In the months leading up to our conference in Rome we are excited to be profiling Italian Scientists. This month we hear from Professor Antonio D'Avolio from Amedeo di Savoia Hospital, Turin, a centre known for their pioneering work in personalizing HIV therapy. More recently, this group was among the first to work with remdesivir and determining concentration in the critically ill COVID patient. We are very grateful to Professor D'Avolio for sharing his experiences. Read on!

 

Antonio D'Avolio
Professor of Pharmacology
Head of the Laboratory of Clinical Pharmacology and Pharmacogenetics
University of Turin, Amedeo di Savoia Hospital, Turin, Italy

 

Can you tell us a little bit about your respective roles? What is a typical day like for you?

I am a Professor of Pharmacology and head of the Laboratory of Clinical Pharmacology and Pharmacogenetics of the University of Turin and of the Amedeo di Savoia Hospital in Turin, Italy. My daily activity is carried out in coordinating the research and routine activities of the laboratory. Furthermore, I must carry out the university's didactic activities (lessons, exams, etc.), and part of the time is dedicated to finding the funds to pay for my collaborators' scholarships and the research activities.

Is there anything that your laboratory does, or that is done at your centre, that you would consider innovative?

Thanks to the close collaboration with clinicians, we were among the first centers in Europe (early 2000) to work on the true personalization of therapy, especially in the anti-infectious field. We have applied pharmacogenetics and therapeutic drug monitoring on HIV positive patients, becoming the Italian reference center for this activity.

What technological innovations have entered into use during your career that have permitted a change, or evolution, in practice?

Definitely liquid chromatography coupled with mass spectrometry. The use of LC-MS/MS has allowed us to simultaneously analyze a large number of drugs in a short time, making TDM routine at our center.

How did you become interested in your area of expertise?

As mentioned, in the early 2000s antiretroviral therapy for HIV positive patients underwent a notable innovation with the arrival of many new drugs in a short time, with few clinical pharmacokinetic data.
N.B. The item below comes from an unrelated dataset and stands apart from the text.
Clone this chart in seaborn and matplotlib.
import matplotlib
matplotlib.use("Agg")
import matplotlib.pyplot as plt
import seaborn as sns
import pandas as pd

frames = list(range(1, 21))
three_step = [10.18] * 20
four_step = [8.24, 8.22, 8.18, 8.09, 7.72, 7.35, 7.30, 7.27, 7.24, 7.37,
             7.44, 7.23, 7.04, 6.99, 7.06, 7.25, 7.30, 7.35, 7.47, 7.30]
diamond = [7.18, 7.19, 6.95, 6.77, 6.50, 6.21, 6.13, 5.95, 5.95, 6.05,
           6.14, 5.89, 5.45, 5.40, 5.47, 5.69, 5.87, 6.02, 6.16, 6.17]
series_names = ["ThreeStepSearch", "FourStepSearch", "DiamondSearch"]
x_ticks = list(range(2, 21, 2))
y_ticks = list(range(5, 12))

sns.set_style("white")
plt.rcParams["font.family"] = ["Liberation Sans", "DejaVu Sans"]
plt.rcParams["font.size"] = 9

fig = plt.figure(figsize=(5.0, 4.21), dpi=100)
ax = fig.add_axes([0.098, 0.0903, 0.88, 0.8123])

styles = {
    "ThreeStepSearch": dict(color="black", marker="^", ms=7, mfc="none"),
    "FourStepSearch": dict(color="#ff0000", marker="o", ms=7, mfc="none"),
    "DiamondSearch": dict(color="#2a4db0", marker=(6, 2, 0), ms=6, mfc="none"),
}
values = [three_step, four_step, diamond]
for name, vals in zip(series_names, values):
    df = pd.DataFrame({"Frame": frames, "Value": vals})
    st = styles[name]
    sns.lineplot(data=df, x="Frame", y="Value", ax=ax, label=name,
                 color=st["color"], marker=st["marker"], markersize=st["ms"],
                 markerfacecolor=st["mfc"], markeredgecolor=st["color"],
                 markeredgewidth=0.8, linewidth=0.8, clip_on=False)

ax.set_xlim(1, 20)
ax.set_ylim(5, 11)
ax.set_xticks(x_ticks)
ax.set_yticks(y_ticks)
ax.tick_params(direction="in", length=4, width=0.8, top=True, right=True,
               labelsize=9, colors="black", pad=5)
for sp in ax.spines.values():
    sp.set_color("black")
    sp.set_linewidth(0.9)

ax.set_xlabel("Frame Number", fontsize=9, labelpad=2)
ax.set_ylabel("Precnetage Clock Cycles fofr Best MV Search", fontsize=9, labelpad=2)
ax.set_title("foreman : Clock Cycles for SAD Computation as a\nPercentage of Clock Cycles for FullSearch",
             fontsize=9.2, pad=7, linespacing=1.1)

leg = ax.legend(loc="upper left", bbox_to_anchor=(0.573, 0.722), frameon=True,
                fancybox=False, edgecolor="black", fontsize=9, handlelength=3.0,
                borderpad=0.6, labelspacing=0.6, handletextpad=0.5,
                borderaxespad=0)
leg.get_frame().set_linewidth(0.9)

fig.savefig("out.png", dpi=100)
It was a time of intense research activity with the need to measure the blood concentrations of these drugs in many patients.

Is there anything that you’ve seen or heard about recently and thought “I’d like to incorporate that idea at my centre”?
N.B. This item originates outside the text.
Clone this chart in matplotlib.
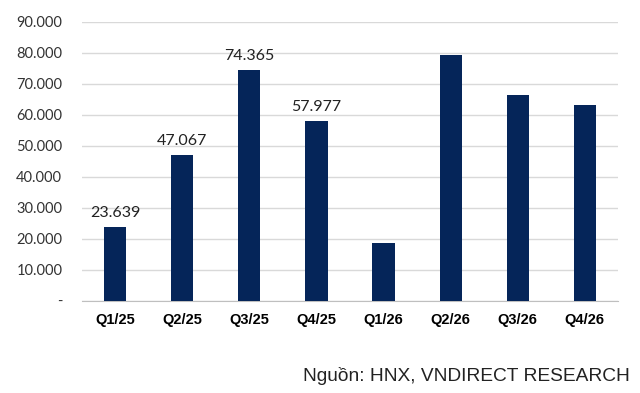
import matplotlib.pyplot as plt
import numpy as np

# du lieu
quy = ["Q1/25", "Q2/25", "Q3/25", "Q4/25", "Q1/26", "Q2/26", "Q3/26", "Q4/26"]
gia_tri = [23639, 47067, 74365, 57977, 18700, 79300, 66300, 63100]
nhan = ["23.639", "47.067", "74.365", "57.977", "", "", "", ""]
y_ticks = [0, 10000, 20000, 30000, 40000, 50000, 60000, 70000, 80000, 90000]
y_labels = ["-", "10.000", "20.000", "30.000", "40.000", "50.000",
            "60.000", "70.000", "80.000", "90.000"]

fig = plt.figure(figsize=(6.4, 3.93), dpi=100)
ax = fig.add_axes([0.1277, 0.235, 0.8383, 0.71])

x = np.arange(len(quy))
bars = ax.bar(x, gia_tri, width=0.33, color="#052559", zorder=3)

for b, t in zip(bars, nhan):
    if t:
        ax.text(b.get_x() + b.get_width() / 2, b.get_height() + 2300, t,
                ha="center", va="bottom", fontsize=11.5, family="Lato", color="#222222")

ax.set_xlim(-0.5, len(quy) - 0.5)
ax.set_ylim(0, 90000)
ax.set_yticks(y_ticks)
ax.set_yticklabels(y_labels, fontsize=10.5, family="Lato", color="#333333")
ax.set_xticks(x)
ax.set_xticklabels(quy, fontsize=10.5, fontweight="bold", family="Liberation Sans")
ax.tick_params(axis="both", length=0)
ax.tick_params(axis="y", pad=14)
ax.tick_params(axis="x", pad=9)

ax.grid(axis="y", color="#d9d9d9", linewidth=1, zorder=0)
for s in ["top", "right", "left"]:
    ax.spines[s].set_visible(False)
ax.spines["bottom"].set_color("#bfbfbf")

fig.text(0.984, 0.042, "Nguồn: HNX, VNDIRECT RESEARCH", ha="right", va="center",
         fontsize=13.8, family="Liberation Sans", color="#222222")

fig.savefig("out.png", dpi=100)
The study of the microbiome and the evaluation of possible biomarkers at very low concentrations. We are gearing up for this.
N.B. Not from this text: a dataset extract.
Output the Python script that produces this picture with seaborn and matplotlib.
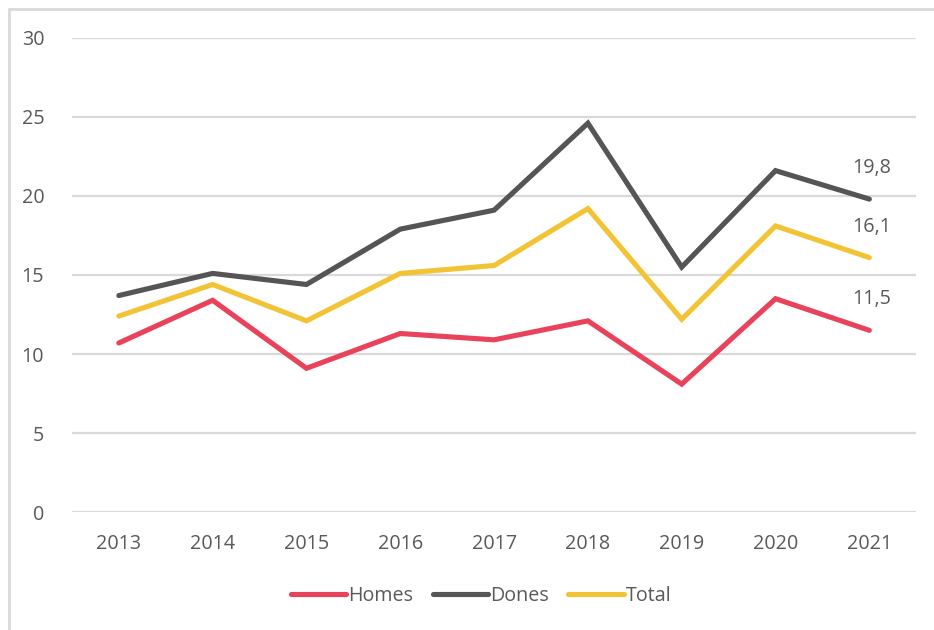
import pandas as pd
import matplotlib.pyplot as plt
import matplotlib.lines as mlines
import seaborn as sns

years = [2013, 2014, 2015, 2016, 2017, 2018, 2019, 2020, 2021]
homes = [10.7, 13.4, 9.1, 11.3, 10.9, 12.1, 8.1, 13.5, 11.5]
dones = [13.7, 15.1, 14.4, 17.9, 19.1, 24.6, 15.5, 21.6, 19.8]
total = [12.4, 14.4, 12.1, 15.1, 15.6, 19.2, 12.2, 18.1, 16.1]

series = ["Homes", "Dones", "Total"]
colors = {"Homes": "#E8435B", "Dones": "#555555", "Total": "#F2C435"}

sns.set_style("white")
plt.rcParams['font.family'] = ['Open Sans', 'DejaVu Sans']

df = pd.DataFrame({"Any": years * 3,
                   "Valor": homes + dones + total,
                   "Serie": ["Homes"] * 9 + ["Dones"] * 9 + ["Total"] * 9})
df["pos"] = df["Any"] - years[0]

fig = plt.figure(figsize=(9.34, 6.30), dpi=100)
ax = fig.add_axes([0.077, 0.187, 0.904, 0.753])

sns.lineplot(data=df, x="pos", y="Valor", hue="Serie", hue_order=series,
             palette=colors, linewidth=3.7, ax=ax, legend=False,
             solid_capstyle="round", solid_joinstyle="miter")

txt = "#595959"
fs = 14.2
ax.set_xlim(-0.5, len(years) - 0.5)
ax.set_ylim(0, 30)
ax.set_yticks(range(0, 31, 5))
ax.set_xticks(range(len(years)))
ax.set_xticklabels([str(y) for y in years])
ax.grid(axis="y", color="#D9D9D9", linewidth=1.6)
ax.set_axisbelow(True)
for s in ax.spines.values():
    s.set_visible(False)
ax.tick_params(axis="both", length=0, labelsize=fs, labelcolor=txt)
ax.tick_params(axis="x", pad=16)
ax.tick_params(axis="y", pad=20)
ax.set_xlabel("")
ax.set_ylabel("")

# last value labels
for vals in (homes, dones, total):
    ax.annotate(f"{vals[-1]:.1f}".replace(".", ","), (len(years) - 1, vals[-1]),
                xytext=(2, 31), textcoords="offset pixels",
                ha="center", va="center", fontsize=fs, color=txt)

handles = [mlines.Line2D([], [], color=colors[s], linewidth=3.7,
                         solid_capstyle="round") for s in series]
fig.legend(handles, series, loc="center", bbox_to_anchor=(0.515, 0.054), ncol=3,
           frameon=False, fontsize=fs, labelcolor=txt, handlelength=2.8,
           handletextpad=0.1, columnspacing=1.0)

# outer chart frame (top and left edges visible)
fig.add_artist(mlines.Line2D([8.5 / 934, 1], [1 - 8.5 / 630] * 2,
                             color="#D9D9D9", linewidth=2))
fig.add_artist(mlines.Line2D([8.5 / 934] * 2, [0, 1 - 8.5 / 630],
                             color="#D9D9D9", linewidth=2))

fig.savefig("out.png", dpi=100)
What sort of research do you have on the horizon that you think might influence clinical practice in the future?

A couple of things: very low concentration biomarkers and the TDM of monoclonal drugs.

What do you consider is the future for TDM and CT? What are you excited about? What are the challenges we face?

I think the future of TDM is bright. I am thinking of the increasingly important need to personalize therapy and the technologies that are evolving that will allow us to give ever faster and more reliable answers. The challenge will be to interpret and apply in the clinical setting the vast amount of information that the new tools, such as sequencers, will provide us.

How has COVID-19 affected your professional life?

Working in an infectious disease hospital, COVID-19 has hit us hard (professionally and humanly). We have almost totally dedicated ourselves to COVID-19-related activities. In our laboratory we were the first in the world to dose (and publish) remdesivir and apply the LC-MS/MS method on patients in intensive care. There has been a great deal of research activity on new diagnostics for SARS-CoV-2 that were proposed to us.